Auto-instrumentation libraries handle HTTP requests, outgoing calls, database queries, and message queue interactions automatically for most languages. The OpenTelemetry Collector sits between services and backends, handling sampling, PII redaction, and routing to multiple destinations from a central control point.
Backend options: For open-source, the Grafana stack (Prometheus + Loki + Tempo) integrates all three pillars under one UI at manageable cost. For commercial, Datadog offers the broadest platform; Honeycomb is purpose-built for high-cardinality wide event analysis — the most powerful tool for interactive incident investigation. Grafana Cloud offers a generous free tier.
Observability Maturity
| Level | What You Have | What You Can Do |
|---|---|---|
| 0 | Uptime checks, CPU alerts | Know when it's down |
| 1 | Structured logs, metric dashboards | Investigate known failure types |
| 2 | Distributed tracing (OpenTelemetry) | Find which service is slow per-request |
| 3 | Correlated signals (trace IDs in logs, alerts → traces) | Single investigation entry point |
| 4 | High-cardinality wide events | Answer novel questions without new instrumentation |
| 5 | SLOs + error budget + incident feedback loop | Observability data drives architecture |
Most teams are at Level 1 or 2. Level 3 is achievable in a focused quarter with existing tooling. Levels 4 and 5 are sustained practices requiring investment in instrumentation culture.
The Bottom Line
Monitoring tells you the system is failing. Observability tells you why.

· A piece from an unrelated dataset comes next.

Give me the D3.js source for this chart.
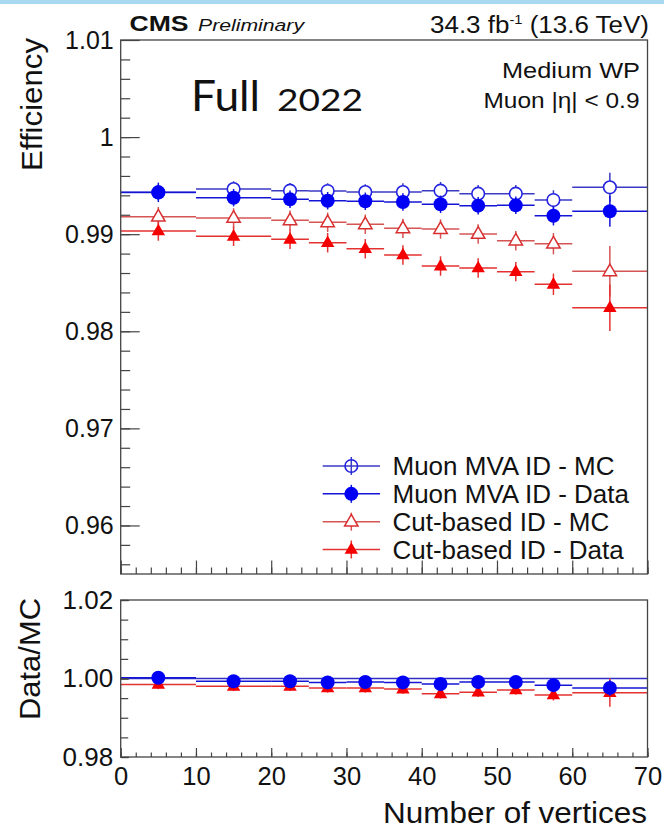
<!DOCTYPE html>
<html>
  <head>
    <meta http-equiv="Content-Type" content="text/html;charset=utf-8" />
    <title>Muon ID efficiency vs number of vertices</title>
    <style>
      body {
        margin: 0;
        background: #fff;
        font-family: "Liberation Sans", Arial, sans-serif;
      }
      .frame {
        fill: none;
        stroke: #444;
        stroke-width: 1.3px;
      }
      .tick line {
        stroke: #444;
        stroke-width: 1.2px;
      }
      .tick text {
        fill: #111;
        font-family: "Liberation Sans", Arial, sans-serif;
      }
    </style>
    <script src="https://d3js.org/d3.v7.min.js"></script>
  </head>
  <body>
    <div id="chart"></div>
    <script type="text/javascript">
      const width = 664,
        height = 835;

      // bins in number of vertices
      const binEdges = [0, 10, 20, 25, 30, 35, 40, 45, 50, 55, 60, 70];

      // efficiencies
      const mvaMC = [0.9943, 0.99465, 0.99448, 0.99445, 0.99434, 0.99434, 0.99448, 0.99417, 0.99417, 0.99352, 0.99483];
      const mvaMCErr = [0.0008, 0.0008, 0.0008, 0.0008, 0.0008, 0.0009, 0.0009, 0.0009, 0.0009, 0.001, 0.0015];
      const mvaData = [0.99431, 0.99376, 0.99359, 0.99345, 0.99339, 0.99332, 0.99308, 0.99294, 0.99297, 0.9919, 0.99236];
      const mvaDataErr = [0.001, 0.0009, 0.0009, 0.0009, 0.0009, 0.0009, 0.0009, 0.0009, 0.0009, 0.001, 0.0016];
      const cutMC = [0.9918, 0.99167, 0.99143, 0.99122, 0.99102, 0.9906, 0.99053, 0.99002, 0.98933, 0.98902, 0.98618];
      const cutMCErr = [0.001, 0.001, 0.001, 0.001, 0.001, 0.001, 0.001, 0.001, 0.001, 0.0011, 0.0026];
      const cutData = [0.99033, 0.98978, 0.98947, 0.98912, 0.9885, 0.98786, 0.98672, 0.98652, 0.98614, 0.98484, 0.98243];
      const cutDataErr = [0.001, 0.001, 0.001, 0.001, 0.001, 0.001, 0.001, 0.001, 0.001, 0.0011, 0.0024];

      // data/MC ratios
      const ratioMVA = [1.0002, 0.9993, 0.9993, 0.999, 0.9991, 0.999, 0.9986, 0.9991, 0.9991, 0.9983, 0.9976];
      const ratioMVAErr = [0.0012, 0.0012, 0.0012, 0.0012, 0.0012, 0.0012, 0.0012, 0.0012, 0.0012, 0.0013, 0.002];
      const ratioCut = [0.9985, 0.998, 0.998, 0.9976, 0.9976, 0.9973, 0.9961, 0.9965, 0.9971, 0.9958, 0.9964];
      const ratioCutErr = [0.0012, 0.0012, 0.0012, 0.0012, 0.0012, 0.0012, 0.0012, 0.0012, 0.0012, 0.0014, 0.0036];

      // axis ticks
      const xTicks = [0, 10, 20, 30, 40, 50, 60, 70];
      const xTickLabels = ["0", "10", "20", "30", "40", "50", "60", "70"];
      const yTopTicks = [0.96, 0.97, 0.98, 0.99, 1, 1.01];
      const yTopTickLabels = ["0.96", "0.97", "0.98", "0.99", "1", "1.01"];
      const yBotTicks = [0.98, 1.0, 1.02];
      const yBotTickLabels = ["0.98", "1.00", "1.02"];

      const legendLabels = [
        "Muon MVA ID - MC",
        "Muon MVA ID - Data",
        "Cut-based ID - MC",
        "Cut-based ID - Data",
      ];

      // series styles: line colour, marker colour, marker type, open?
      const styles = [
        { line: "#3a3ac4", mark: "#2323e0", type: "circle", open: true },
        { line: "#1414d6", mark: "#0000f5", type: "circle", open: false },
        { line: "#d65454", mark: "#d83030", type: "triangle", open: true },
        { line: "#e43232", mark: "#f50000", type: "triangle", open: false },
      ];

      const x = d3.scaleLinear().domain([0, 70]).range([120.7, 647.5]);
      const yTop = d3.scaleLinear().domain([0.955, 1.01]).range([574, 40]);
      const yBot = d3.scaleLinear().domain([0.98, 1.02]).range([757, 600]);

      const svg = d3
        .select("#chart")
        .append("svg")
        .attr("width", width)
        .attr("height", height);

      // pale blue brush stroke at the top of the slide
      svg
        .append("rect")
        .attr("x", 0)
        .attr("y", 0)
        .attr("width", width)
        .attr("height", 4)
        .style("fill", "#a9d9f1");

      function makeBins(vals, errs) {
        return vals.map(function (v, i) {
          return {
            lo: binEdges[i],
            hi: binEdges[i + 1],
            c: (binEdges[i] + binEdges[i + 1]) / 2,
            v: v,
            e: errs[i],
          };
        });
      }

      const markerPath = d3.symbol().type(d3.symbolTriangle).size(78);

      function drawMarker(g, st, px, py, fillOpen) {
        if (st.type === "circle") {
          g.append("circle")
            .attr("cx", px)
            .attr("cy", py)
            .attr("r", st.open ? 6.3 : 7)
            .style("fill", st.open ? fillOpen : st.mark)
            .style("stroke", st.mark)
            .style("stroke-width", st.open ? 1.6 : 0);
        } else {
          g.append("path")
            .attr("d", markerPath())
            .attr("transform", "translate(" + px + "," + (py + 0.5) + ")")
            .style("fill", st.open ? fillOpen : st.mark)
            .style("stroke", st.mark)
            .style("stroke-width", st.open ? 1.5 : 0);
        }
      }

      function drawSeries(vals, errs, st, y) {
        const g = svg.append("g");
        const bins = makeBins(vals, errs);
        g.selectAll("line.h")
          .data(bins)
          .enter()
          .append("line")
          .attr("x1", function (d) { return x(d.lo); })
          .attr("x2", function (d) { return x(d.hi); })
          .attr("y1", function (d) { return y(d.v); })
          .attr("y2", function (d) { return y(d.v); })
          .style("stroke", st.line)
          .style("stroke-width", 1.5);
        g.selectAll("line.v")
          .data(bins)
          .enter()
          .append("line")
          .attr("x1", function (d) { return x(d.c); })
          .attr("x2", function (d) { return x(d.c); })
          .attr("y1", function (d) { return y(d.v - d.e); })
          .attr("y2", function (d) { return y(d.v + d.e); })
          .style("stroke", st.line)
          .style("stroke-width", 1.5);
        bins.forEach(function (d) {
          drawMarker(g, st, x(d.c), y(d.v), "#fff");
        });
      }

      //-- top panel
      drawSeries(cutMC, cutMCErr, styles[2], yTop);
      drawSeries(cutData, cutDataErr, styles[3], yTop);
      drawSeries(mvaMC, mvaMCErr, styles[0], yTop);
      drawSeries(mvaData, mvaDataErr, styles[1], yTop);

      //-- ratio panel
      svg
        .append("line")
        .attr("x1", x(0))
        .attr("x2", x(70))
        .attr("y1", yBot(1))
        .attr("y2", yBot(1))
        .style("stroke", "#2f2fc8")
        .style("stroke-width", 1.4);
      drawSeries(ratioCut, ratioCutErr, styles[3], yBot);
      drawSeries(ratioMVA, ratioMVAErr, styles[1], yBot);

      //- axes (ticks point inwards)
      function styleAxis(g, size) {
        g.select(".domain").remove();
        g.attr("font-size", null).attr("font-family", null);
        g.selectAll("text").style("font-size", size + "px");
      }

      // top panel y
      svg
        .append("g")
        .attr("transform", "translate(" + x(0) + ",0)")
        .call(d3.axisLeft(yTop).tickValues(d3.range(0.956, 1.0095, 0.002)).tickSize(-9.5).tickFormat(""))
        .call(function (g) { styleAxis(g, 24); });
      svg
        .append("g")
        .attr("transform", "translate(" + x(0) + ",0)")
        .call(
          d3.axisLeft(yTop)
            .tickValues(yTopTicks)
            .tickSize(-19)
            .tickPadding(7)
            .tickFormat(function (d, i) { return yTopTickLabels[i]; })
        )
        .call(function (g) { styleAxis(g, 25); });

      // top panel x (no labels)
      svg
        .append("g")
        .attr("transform", "translate(0," + yTop(0.955) + ")")
        .call(d3.axisBottom(x).tickValues(d3.range(0, 70.1, 2)).tickSize(-6.5).tickFormat(""))
        .call(function (g) { styleAxis(g, 24); });
      svg
        .append("g")
        .attr("transform", "translate(0," + yTop(0.955) + ")")
        .call(d3.axisBottom(x).tickValues(xTicks).tickSize(-13.5).tickFormat(""))
        .call(function (g) { styleAxis(g, 24); });

      // ratio panel y
      svg
        .append("g")
        .attr("transform", "translate(" + x(0) + ",0)")
        .call(d3.axisLeft(yBot).tickValues(d3.range(0.98, 1.0201, 0.005)).tickSize(-7.5).tickFormat(""))
        .call(function (g) { styleAxis(g, 24); });
      svg
        .append("g")
        .attr("transform", "translate(" + x(0) + ",0)")
        .call(
          d3.axisLeft(yBot)
            .tickValues(yBotTicks)
            .tickSize(-8.5)
            .tickPadding(7.5)
            .tickFormat(function (d, i) { return yBotTickLabels[i]; })
        )
        .call(function (g) { styleAxis(g, 26); });

      // ratio panel x
      svg
        .append("g")
        .attr("transform", "translate(0," + yBot(0.98) + ")")
        .call(d3.axisBottom(x).tickValues(d3.range(0, 70.1, 2)).tickSize(-4.5).tickFormat(""))
        .call(function (g) { styleAxis(g, 24); });
      svg
        .append("g")
        .attr("transform", "translate(0," + yBot(0.98) + ")")
        .call(
          d3.axisBottom(x)
            .tickValues(xTicks)
            .tickSize(-9)
            .tickPadding(10)
            .tickFormat(function (d, i) { return xTickLabels[i]; })
        )
        .call(function (g) { styleAxis(g, 25.5); });

      // frames
      svg
        .append("rect")
        .attr("class", "frame")
        .attr("x", x(0))
        .attr("y", yTop(1.01))
        .attr("width", x(70) - x(0))
        .attr("height", yTop(0.955) - yTop(1.01));
      svg
        .append("rect")
        .attr("class", "frame")
        .attr("x", x(0))
        .attr("y", yBot(1.02))
        .attr("width", x(70) - x(0))
        .attr("height", yBot(0.98) - yBot(1.02));

      //- axis titles
      svg
        .append("text")
        .attr("transform", "translate(41.5,38) rotate(-90)")
        .attr("textLength", 133)
        .attr("lengthAdjust", "spacingAndGlyphs")
        .style("text-anchor", "end")
        .style("font-size", "30px")
        .style("fill", "#111")
        .text("Efficiency");
      svg
        .append("text")
        .attr("transform", "translate(39.5,598) rotate(-90)")
        .attr("textLength", 122)
        .attr("lengthAdjust", "spacingAndGlyphs")
        .style("text-anchor", "end")
        .style("font-size", "30px")
        .style("fill", "#111")
        .text("Data/MC");
      svg
        .append("text")
        .attr("x", 383)
        .attr("y", 823)
        .attr("textLength", 264)
        .attr("lengthAdjust", "spacingAndGlyphs")
        .style("font-size", "30px")
        .style("fill", "#111")
        .text("Number of vertices");

      //- header
      svg
        .append("text")
        .attr("x", 129.5)
        .attr("y", 30.5)
        .attr("textLength", 59)
        .attr("lengthAdjust", "spacingAndGlyphs")
        .style("font-size", "22px")
        .style("font-weight", "bold")
        .style("fill", "#111")
        .text("CMS");
      svg
        .append("text")
        .attr("x", 198)
        .attr("y", 30.5)
        .attr("textLength", 106)
        .attr("lengthAdjust", "spacingAndGlyphs")
        .style("font-size", "16px")
        .style("font-style", "italic")
        .style("fill", "#111")
        .text("Preliminary");

      const lumi = svg
        .append("text")
        .attr("x", 430)
        .attr("y", 33)
        .attr("textLength", 219)
        .attr("lengthAdjust", "spacingAndGlyphs")
        .style("font-size", "23px")
        .style("fill", "#111");
      lumi.append("tspan").text("34.3 fb");
      lumi.append("tspan").attr("dy", -9).style("font-size", "13px").text("-1");
      lumi.append("tspan").attr("dy", 9).text(" (13.6 TeV)");

      svg
        .append("text")
        .attr("x", 502)
        .attr("y", 77.5)
        .attr("textLength", 138)
        .attr("lengthAdjust", "spacingAndGlyphs")
        .style("font-size", "22px")
        .style("fill", "#111")
        .text("Medium WP");
      svg
        .append("text")
        .attr("x", 483.5)
        .attr("y", 107.5)
        .attr("textLength", 156)
        .attr("lengthAdjust", "spacingAndGlyphs")
        .style("font-size", "22px")
        .style("fill", "#111")
        .text("Muon |η| < 0.9");

      svg
        .append("text")
        .attr("x", 191)
        .attr("y", 111)
        .attr("textLength", 69)
        .attr("lengthAdjust", "spacingAndGlyphs")
        .style("font-family", "Lato, 'Open Sans', sans-serif")
        .style("font-size", "43px")
        .style("fill", "#111")
        .text("Full");
      svg
        .append("text")
        .attr("x", 277)
        .attr("y", 111)
        .attr("textLength", 86)
        .attr("lengthAdjust", "spacingAndGlyphs")
        .style("font-family", "Lato, 'Open Sans', sans-serif")
        .style("font-size", "30px")
        .style("fill", "#111")
        .text("2022");

      //- legend
      const legendY = d3.scalePoint().domain(legendLabels).range([466, 549.5]);
      const legend = svg.append("g");
      legendLabels.forEach(function (lab, i) {
        const st = styles[i];
        const ly = legendY(lab);
        legend
          .append("line")
          .attr("x1", 322.7)
          .attr("x2", 380)
          .attr("y1", ly)
          .attr("y2", ly)
          .style("stroke", st.line)
          .style("stroke-width", 1.5);
        legend
          .append("line")
          .attr("x1", 351.3)
          .attr("x2", 351.3)
          .attr("y1", ly - 9)
          .attr("y2", ly + 9)
          .style("stroke", st.line)
          .style("stroke-width", 1.5);
        drawMarker(legend, st, 351.3, ly, st.type === "circle" ? "none" : "#fff");
        legend
          .append("text")
          .attr("x", 392.5)
          .attr("y", ly + 9)
          .style("font-size", "26px")
          .style("fill", "#111")
          .text(lab);
      });
    </script>
  </body>
</html>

For simple systems, monitoring is often sufficient. For distributed systems with multiple services and non-obvious failure modes, observability is the difference between a two-hour incident and a twelve-hour one.
Start with OpenTelemetry instrumentation and get traces into any backend — even a free tier. Traces alone will show you things about your system's behavior that metrics and logs cannot reveal. Add correlation, then high-cardinality context incrementally. Each instrumentation improvement compounds: better data at the next incident means faster resolution.
Monitoring is a baseline. Observability is what makes distributed systems debuggable at scale.